Kitaba aşina olmak Osmanlı'dan kalma bir miras!

Yasin Aktay, kitap okuma oranları üzerine düşünmeye devam ederken yaygın kanının aksine Türkiye toplumunun geçmişten kalma bir miras olarak kitaba fazlasıyla aşina olduğunu ifade ediyor.

Yasin Aktay / Yeni Şafak

Kitaplı toplum farkı

Kitap okuma oranlarımıza dair verdiğimiz rakamlar birilerine çok şaşırtıcı gelmiş. Türkiye’de insanların kitap okuma oranlarının Fransa, İtalya, İngiltere, Hollanda, Belçika, Avusturya ve Romanya’nın ilerisinde olması birilerine nedense inandırıcı gelmemiş. Oysa daha çok insan tam da hayatın içinden gelen gözlemleriyle bu rakamların pekâlâ gördüklerini doğruladığını söylüyor.

Tabii bu rakamların yüksek olmasına şaşırmanın anlaşılır nedenleri var, onları daha önce yazımızda ifade ettik. Birçok konuda kendimize geriliği bir kader gibi veya son zamanların popüler deyimiyle “öğrenilmiş çaresizlik” üretecek şekilde benimsemiş durumdayız. Kendimize iyi şeyleri yakıştıramıyoruz. Kahır edebiyatını, söylenmelerini çok seviyoruz, ne kazanıyoruz bundan diye sorulacak olursa tabii ki hiçbir şey. Bu tür negatif söylemlerle insanlar bir kâr etmeyi ummazlar zaten. Kendine zarar veren hayatla ilgili genel bir tutum.

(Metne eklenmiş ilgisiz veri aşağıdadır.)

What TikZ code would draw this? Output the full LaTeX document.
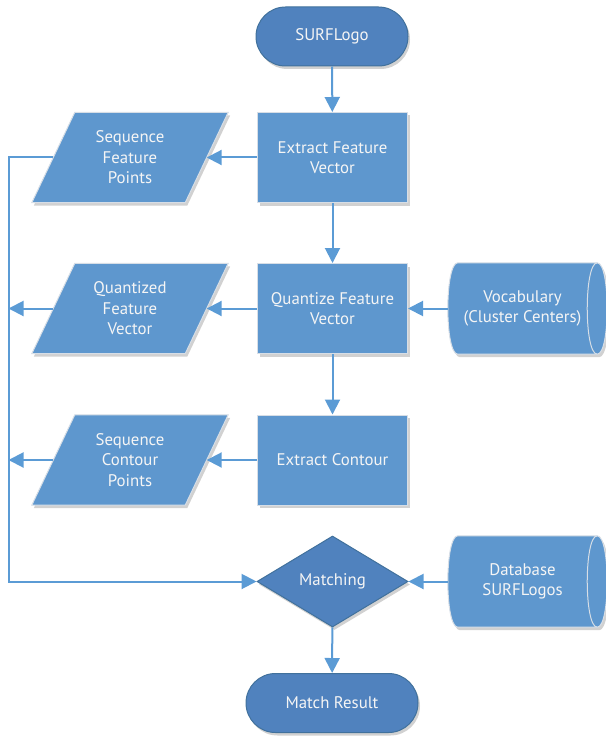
\documentclass[tikz,border=0pt]{standalone}
\usepackage{fontspec}
\setmainfont{PT Sans}
\usetikzlibrary{shapes.geometric,shapes.misc,shadows,arrows.meta,calc,backgrounds}
\definecolor{boxfill}{RGB}{94,151,206}
\definecolor{termfill}{RGB}{80,130,190}
\definecolor{termdraw}{RGB}{65,113,156}
\definecolor{boxdraw}{RGB}{215,222,230}
\definecolor{linec}{RGB}{91,155,213}
\definecolor{txt}{RGB}{245,245,245}
\begin{document}
\begin{tikzpicture}[x=1pt,y=-1pt,
  shad/.style={drop shadow={shadow xshift=2pt,shadow yshift=-3pt,opacity=0.3,fill=black!60}},
  base/.style={font=\fontsize{16.8}{20.5}\selectfont, text=txt, align=center, inner sep=0pt},
  procbox/.style={base, rectangle, fill=boxfill, draw=boxdraw, line width=1pt, minimum width=150pt, minimum height=90pt, shad},
  iobox/.style={base, rectangle, minimum width=196pt, minimum height=90pt},
  term/.style={base, rounded rectangle, fill=termfill, draw=termdraw, line width=1pt, minimum height=59pt, shad},
  decision/.style={base, diamond, aspect=1.66, fill=termfill, draw=termdraw, line width=1pt, minimum width=151pt, minimum height=91pt, shad},
  store/.style={base, minimum width=149pt, minimum height=91pt},
  storeshape/.style={fill=boxfill, draw=boxdraw, line width=1pt, shad},
  conn/.style={draw=linec, line width=2pt, -{Triangle[length=15pt,width=15pt]}}
]
\useasboundingbox (0,0) rectangle (605,738);

\node[term, minimum width=152pt] (start) at (332,36.5) {SURFLogo};
\node[procbox] (efv) at (332.5,157.5) {Extract Feature\\Vector};
\node[iobox] (sfp) at (130,157.5) {Sequence\\Feature\\Points};
\node[procbox] (quant) at (332.5,308.5) {Quantize Feature\\Vector};
\node[iobox] (qfv) at (130,308.5) {Quantized\\Feature\\Vector};
\node[store] (voc) at (522.5,308.5) {Vocabulary\\(Cluster Centers)};
\node[procbox] (ec) at (332.5,460) {Extract Contour};
\node[iobox] (scp) at (130,460) {Sequence\\Contour\\Points};
\node[decision] (match) at (332.5,581.5) {Matching};
\node[store] (db) at (522.5,581.5) {Database\\SURFLogos};
\node[term, minimum width=172pt] (result) at (332,703) {Match Result};

\begin{scope}[on background layer]
\foreach \n in {voc,db}{
  \path[storeshape]
    ($(\n.north west)+(10,0)$) -- (\n.north east)
    .. controls ($(\n.north east)+(13.3,0)$) and ($(\n.south east)+(13.3,0)$) .. (\n.south east)
    -- ($(\n.south west)+(10,0)$)
    .. controls ($(\n.south west)+(-3.3,0)$) and ($(\n.north west)+(-3.3,0)$) .. cycle;
  \draw[boxdraw, line width=1pt] (\n.north east)
    .. controls ($(\n.north east)+(-13.3,0)$) and ($(\n.south east)+(-13.3,0)$) .. (\n.south east);
}
\foreach \n in {sfp,qfv,scp}{
  \path[storeshape]
    ($(\n.north west)+(43,0)$) -- (\n.north east)
    -- ($(\n.south east)+(-43,0)$) -- (\n.south west) -- cycle;
}
\end{scope}

\coordinate (bt) at (8.5,157.5);
\coordinate (bq) at (8.5,308.5);
\coordinate (bs) at (8.5,460);
\coordinate (bb) at (8.5,581.5);

\draw[conn] (start) -- (efv);
\draw[conn] (efv) -- ($(sfp.east)+(-21.5,0)$);
\draw[conn] (efv) -- (quant);
\draw[conn] (quant) -- ($(qfv.east)+(-21.5,0)$);
\draw[conn] (voc) -- (quant);
\draw[conn] (quant) -- (ec);
\draw[conn] (ec) -- ($(scp.east)+(-21.5,0)$);
\draw[conn] ($(qfv.west)+(21.5,0)$) -- (bq);
\draw[conn] ($(scp.west)+(21.5,0)$) -- (bs);
\draw[conn] ($(sfp.west)+(21.5,0)$) -- (bt) -- (bb) -- (match);
\draw[conn] (db) -- (match);
\draw[conn] (match) -- (result);
\end{tikzpicture}
\end{document}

Oysa iddiası olan, söyleyeceği bir şey olan, yaşadığı çevreyi, dünyayı değiştirmek isteyen bunu yapabileceğine de inanır, inanması lazım. Yoksa hiçbir şeyi değiştirmeye mecali olmaz.

Geri kalmışlık veya bizden adam olmaz söylemleri kendine göre etik kodlar da üretiyor, en tehlikeli tarafı da o. Topyekûn bir toplumun bütün olumlu iradesini, iyi olana doğru hakkını vererek, bedelini ödeyerek, layıkıyla ve yeterliliğiyle talip olmaya ket vurur.

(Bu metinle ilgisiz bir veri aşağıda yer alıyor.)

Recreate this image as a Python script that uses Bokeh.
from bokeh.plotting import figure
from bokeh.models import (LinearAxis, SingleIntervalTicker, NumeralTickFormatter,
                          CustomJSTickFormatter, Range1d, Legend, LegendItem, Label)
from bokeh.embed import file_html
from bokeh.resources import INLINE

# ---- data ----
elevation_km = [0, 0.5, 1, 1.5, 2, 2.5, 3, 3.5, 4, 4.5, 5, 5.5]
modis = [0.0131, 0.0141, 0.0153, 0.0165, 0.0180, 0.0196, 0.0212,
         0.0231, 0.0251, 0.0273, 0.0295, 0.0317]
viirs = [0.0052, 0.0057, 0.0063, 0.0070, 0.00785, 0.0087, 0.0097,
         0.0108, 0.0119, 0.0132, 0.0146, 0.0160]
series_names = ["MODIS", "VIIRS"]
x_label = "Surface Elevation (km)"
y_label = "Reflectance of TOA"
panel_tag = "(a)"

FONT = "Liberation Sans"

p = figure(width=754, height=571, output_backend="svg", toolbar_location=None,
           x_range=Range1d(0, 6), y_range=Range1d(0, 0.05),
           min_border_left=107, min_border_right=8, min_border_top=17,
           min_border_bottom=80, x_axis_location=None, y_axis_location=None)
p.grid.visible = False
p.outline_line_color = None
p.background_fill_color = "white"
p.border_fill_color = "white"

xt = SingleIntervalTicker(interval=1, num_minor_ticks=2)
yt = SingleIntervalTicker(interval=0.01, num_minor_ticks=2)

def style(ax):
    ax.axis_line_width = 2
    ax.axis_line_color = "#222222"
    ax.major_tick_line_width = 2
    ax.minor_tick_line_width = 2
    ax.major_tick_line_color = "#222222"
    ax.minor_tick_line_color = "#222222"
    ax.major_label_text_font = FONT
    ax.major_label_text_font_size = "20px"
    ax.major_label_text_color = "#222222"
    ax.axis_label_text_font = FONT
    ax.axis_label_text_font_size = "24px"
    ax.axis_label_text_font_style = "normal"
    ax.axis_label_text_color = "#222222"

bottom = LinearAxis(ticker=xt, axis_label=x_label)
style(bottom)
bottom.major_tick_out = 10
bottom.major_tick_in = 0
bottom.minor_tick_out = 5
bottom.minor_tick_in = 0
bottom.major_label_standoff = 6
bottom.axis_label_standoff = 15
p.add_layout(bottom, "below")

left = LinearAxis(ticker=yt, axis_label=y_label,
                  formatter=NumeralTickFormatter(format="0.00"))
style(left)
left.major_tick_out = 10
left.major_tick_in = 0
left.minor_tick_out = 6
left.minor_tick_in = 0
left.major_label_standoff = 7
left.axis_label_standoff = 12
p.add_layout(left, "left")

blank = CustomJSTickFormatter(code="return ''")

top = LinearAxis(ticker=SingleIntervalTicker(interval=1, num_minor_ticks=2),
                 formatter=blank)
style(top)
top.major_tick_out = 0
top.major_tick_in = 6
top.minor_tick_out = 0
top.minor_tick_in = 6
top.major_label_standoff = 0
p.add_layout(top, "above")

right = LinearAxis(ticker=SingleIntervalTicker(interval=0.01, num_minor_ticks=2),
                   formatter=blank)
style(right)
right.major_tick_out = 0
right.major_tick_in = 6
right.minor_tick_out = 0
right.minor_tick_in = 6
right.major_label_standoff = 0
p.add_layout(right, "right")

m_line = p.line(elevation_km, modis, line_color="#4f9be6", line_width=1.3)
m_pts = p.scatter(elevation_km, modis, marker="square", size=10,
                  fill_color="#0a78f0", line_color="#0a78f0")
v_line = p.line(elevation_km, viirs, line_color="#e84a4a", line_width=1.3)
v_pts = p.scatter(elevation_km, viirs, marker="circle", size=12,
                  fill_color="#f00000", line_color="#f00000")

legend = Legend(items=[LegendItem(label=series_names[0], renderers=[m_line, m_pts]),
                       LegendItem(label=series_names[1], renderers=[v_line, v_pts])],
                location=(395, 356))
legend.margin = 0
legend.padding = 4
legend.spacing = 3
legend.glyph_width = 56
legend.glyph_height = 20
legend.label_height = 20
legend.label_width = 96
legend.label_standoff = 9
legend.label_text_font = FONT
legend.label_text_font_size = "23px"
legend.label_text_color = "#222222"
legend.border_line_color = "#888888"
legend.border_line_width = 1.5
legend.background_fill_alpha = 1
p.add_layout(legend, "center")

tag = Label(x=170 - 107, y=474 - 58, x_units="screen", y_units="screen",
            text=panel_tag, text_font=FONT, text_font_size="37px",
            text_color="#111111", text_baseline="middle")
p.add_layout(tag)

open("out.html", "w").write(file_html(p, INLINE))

Malik bin Nebi’nin meşhur deyimiyle “Sömürgecilik sadece sömürgecilerin marifetiyle gerçekleşmez, bu sömürüye hazır bir zihnin de olması gerekiyor.” Maruz kaldığı sömürüyü hak ettiğine inanan, ona karşı koyamayacağını, farklı bir kişilik sergileyemeyeceğini düşünen bir zihin.

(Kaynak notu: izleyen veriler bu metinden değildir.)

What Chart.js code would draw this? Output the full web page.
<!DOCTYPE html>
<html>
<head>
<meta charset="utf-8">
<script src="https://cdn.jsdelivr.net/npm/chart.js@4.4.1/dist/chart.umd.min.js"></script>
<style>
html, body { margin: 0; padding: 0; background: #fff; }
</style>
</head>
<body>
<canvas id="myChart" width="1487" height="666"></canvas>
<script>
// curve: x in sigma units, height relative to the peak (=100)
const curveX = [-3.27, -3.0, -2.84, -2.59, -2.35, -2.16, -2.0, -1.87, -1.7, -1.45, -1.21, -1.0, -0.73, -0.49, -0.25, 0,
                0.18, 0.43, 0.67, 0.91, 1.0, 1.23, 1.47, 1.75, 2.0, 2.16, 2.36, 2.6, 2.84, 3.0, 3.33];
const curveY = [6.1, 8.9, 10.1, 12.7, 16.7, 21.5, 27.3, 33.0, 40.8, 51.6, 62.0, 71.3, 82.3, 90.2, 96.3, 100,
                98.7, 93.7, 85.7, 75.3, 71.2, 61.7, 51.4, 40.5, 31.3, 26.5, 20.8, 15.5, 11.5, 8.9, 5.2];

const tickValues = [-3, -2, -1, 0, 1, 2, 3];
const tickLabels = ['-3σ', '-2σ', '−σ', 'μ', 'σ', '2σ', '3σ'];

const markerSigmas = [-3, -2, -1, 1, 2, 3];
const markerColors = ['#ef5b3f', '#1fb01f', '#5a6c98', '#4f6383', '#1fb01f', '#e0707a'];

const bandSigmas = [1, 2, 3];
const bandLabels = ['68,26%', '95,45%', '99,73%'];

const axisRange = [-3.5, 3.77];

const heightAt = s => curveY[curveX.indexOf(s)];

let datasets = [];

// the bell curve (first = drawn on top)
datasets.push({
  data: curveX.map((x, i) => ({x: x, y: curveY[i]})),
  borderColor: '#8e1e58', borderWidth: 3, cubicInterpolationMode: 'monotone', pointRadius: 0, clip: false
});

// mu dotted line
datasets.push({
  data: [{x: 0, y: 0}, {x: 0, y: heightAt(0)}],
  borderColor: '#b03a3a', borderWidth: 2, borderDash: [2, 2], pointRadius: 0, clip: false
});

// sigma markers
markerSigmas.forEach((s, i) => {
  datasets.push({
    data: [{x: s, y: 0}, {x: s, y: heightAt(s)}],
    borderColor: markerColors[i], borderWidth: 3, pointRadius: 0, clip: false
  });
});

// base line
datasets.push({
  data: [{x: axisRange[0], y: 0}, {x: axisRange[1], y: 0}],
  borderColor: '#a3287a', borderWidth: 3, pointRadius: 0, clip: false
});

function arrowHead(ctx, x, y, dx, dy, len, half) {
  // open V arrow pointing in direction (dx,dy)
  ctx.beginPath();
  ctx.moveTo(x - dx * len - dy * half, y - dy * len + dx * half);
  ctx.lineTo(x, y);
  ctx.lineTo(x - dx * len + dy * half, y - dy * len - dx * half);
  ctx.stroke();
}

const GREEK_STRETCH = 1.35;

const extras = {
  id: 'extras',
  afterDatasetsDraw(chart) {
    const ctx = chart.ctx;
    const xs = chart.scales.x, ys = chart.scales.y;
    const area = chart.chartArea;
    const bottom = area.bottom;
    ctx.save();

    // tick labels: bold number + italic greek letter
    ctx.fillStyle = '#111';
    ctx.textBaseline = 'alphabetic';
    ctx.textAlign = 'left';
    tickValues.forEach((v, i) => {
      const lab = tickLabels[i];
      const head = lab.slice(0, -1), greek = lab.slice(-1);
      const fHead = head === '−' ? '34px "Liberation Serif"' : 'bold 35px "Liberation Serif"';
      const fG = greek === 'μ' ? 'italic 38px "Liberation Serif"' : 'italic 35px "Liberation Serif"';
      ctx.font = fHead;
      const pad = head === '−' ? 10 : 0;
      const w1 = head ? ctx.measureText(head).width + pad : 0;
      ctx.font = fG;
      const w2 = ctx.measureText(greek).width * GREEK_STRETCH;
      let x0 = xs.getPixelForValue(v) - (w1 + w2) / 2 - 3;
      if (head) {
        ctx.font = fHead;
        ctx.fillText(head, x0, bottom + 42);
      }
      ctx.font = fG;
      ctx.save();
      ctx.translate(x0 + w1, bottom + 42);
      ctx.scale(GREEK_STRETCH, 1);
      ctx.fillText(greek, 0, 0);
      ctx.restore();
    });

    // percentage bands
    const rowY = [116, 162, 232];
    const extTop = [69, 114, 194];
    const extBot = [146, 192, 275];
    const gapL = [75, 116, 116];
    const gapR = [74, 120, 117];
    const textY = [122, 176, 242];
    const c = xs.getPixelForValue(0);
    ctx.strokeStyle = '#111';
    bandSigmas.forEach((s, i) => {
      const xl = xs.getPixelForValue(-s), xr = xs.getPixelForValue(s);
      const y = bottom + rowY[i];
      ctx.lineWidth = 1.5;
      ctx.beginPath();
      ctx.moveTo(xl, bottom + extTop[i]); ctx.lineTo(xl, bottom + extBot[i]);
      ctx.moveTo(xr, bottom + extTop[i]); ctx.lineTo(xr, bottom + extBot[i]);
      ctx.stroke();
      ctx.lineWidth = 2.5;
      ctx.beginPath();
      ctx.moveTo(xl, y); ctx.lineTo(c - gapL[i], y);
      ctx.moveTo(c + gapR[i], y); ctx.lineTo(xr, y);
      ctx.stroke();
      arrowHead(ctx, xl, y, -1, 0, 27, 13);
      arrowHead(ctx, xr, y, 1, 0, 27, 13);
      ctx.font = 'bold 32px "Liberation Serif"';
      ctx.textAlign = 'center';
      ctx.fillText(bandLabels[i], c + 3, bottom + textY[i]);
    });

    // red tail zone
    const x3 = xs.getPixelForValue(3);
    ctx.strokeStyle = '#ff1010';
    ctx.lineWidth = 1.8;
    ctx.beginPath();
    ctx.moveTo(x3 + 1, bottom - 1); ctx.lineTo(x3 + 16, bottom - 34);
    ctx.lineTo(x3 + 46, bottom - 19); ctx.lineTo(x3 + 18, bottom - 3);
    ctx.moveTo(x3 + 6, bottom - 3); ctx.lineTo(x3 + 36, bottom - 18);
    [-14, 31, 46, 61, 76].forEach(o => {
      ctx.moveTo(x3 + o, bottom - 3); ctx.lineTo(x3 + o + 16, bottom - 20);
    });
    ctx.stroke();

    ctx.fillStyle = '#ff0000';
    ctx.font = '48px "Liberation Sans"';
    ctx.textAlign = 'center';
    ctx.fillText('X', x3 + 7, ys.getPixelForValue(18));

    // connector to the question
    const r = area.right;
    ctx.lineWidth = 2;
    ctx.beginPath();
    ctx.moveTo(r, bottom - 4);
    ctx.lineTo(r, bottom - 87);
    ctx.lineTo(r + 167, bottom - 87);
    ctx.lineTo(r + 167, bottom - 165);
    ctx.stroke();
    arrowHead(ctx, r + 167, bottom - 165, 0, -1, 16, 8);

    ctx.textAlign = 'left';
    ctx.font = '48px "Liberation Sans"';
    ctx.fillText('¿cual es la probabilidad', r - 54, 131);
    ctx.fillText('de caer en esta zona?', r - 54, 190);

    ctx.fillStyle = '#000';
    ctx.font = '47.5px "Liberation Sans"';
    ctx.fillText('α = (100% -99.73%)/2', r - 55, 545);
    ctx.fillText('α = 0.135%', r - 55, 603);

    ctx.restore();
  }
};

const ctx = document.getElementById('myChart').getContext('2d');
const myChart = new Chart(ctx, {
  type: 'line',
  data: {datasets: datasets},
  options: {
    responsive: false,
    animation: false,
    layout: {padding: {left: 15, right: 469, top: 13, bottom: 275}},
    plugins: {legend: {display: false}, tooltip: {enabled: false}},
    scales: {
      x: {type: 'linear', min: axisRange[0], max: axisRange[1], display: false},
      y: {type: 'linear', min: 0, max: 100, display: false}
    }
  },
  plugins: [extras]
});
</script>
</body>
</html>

Oysa bir dönem vandalca inkâr edilip yok edilmeye çalışılmasına rağmen Osmanlı mirasının üzerinde oturan Türkiye, kitaba zaten çok aşina bir millet. Kitabı kutsayan, onu hayatın merkezine koyan, kendi okumasa bile okuyanla teması hiçbir zaman kesmeyen bir millet. Kendinden olmayan insanları değerlendirirken bile onlarla aralarında kurduğu ortak bağ “kitap ehli” olmalarıdır. Yani sadece kitap okumayı değil, kitapla kurduğu bağı dahi dost ve düşman değerlendirmesinin merkezine koyuyor bu millet.

Bir insana yapılabilecek en büyük küfürlerden biri ona “kitapsız” demektir. Herkesi bir şekilde anlıyor da kitapsızları hazmetmiyor bu toplum. Çünkü kitapsız olan, toplumda kendisini bağlayabilecek hiçbir ahlaki normla kısıtlı olmamak, kendisinden neler gelebileceği tahmin bile edilemeyen bir insan demektir. Her şeyi yapabilir, öldürebilir, çalabilir, ihanet edebilir, namusa göz dikebilir. Onu kısıtlayan bir kitabı yoktur çünkü. Ehl-i Kitap, Yahudi ve Hıristiyan bile olsa kendilerini bağlayan kurallara sahiptir, neyi yapıp neyi yapamayacakları önceden kestirilebilir.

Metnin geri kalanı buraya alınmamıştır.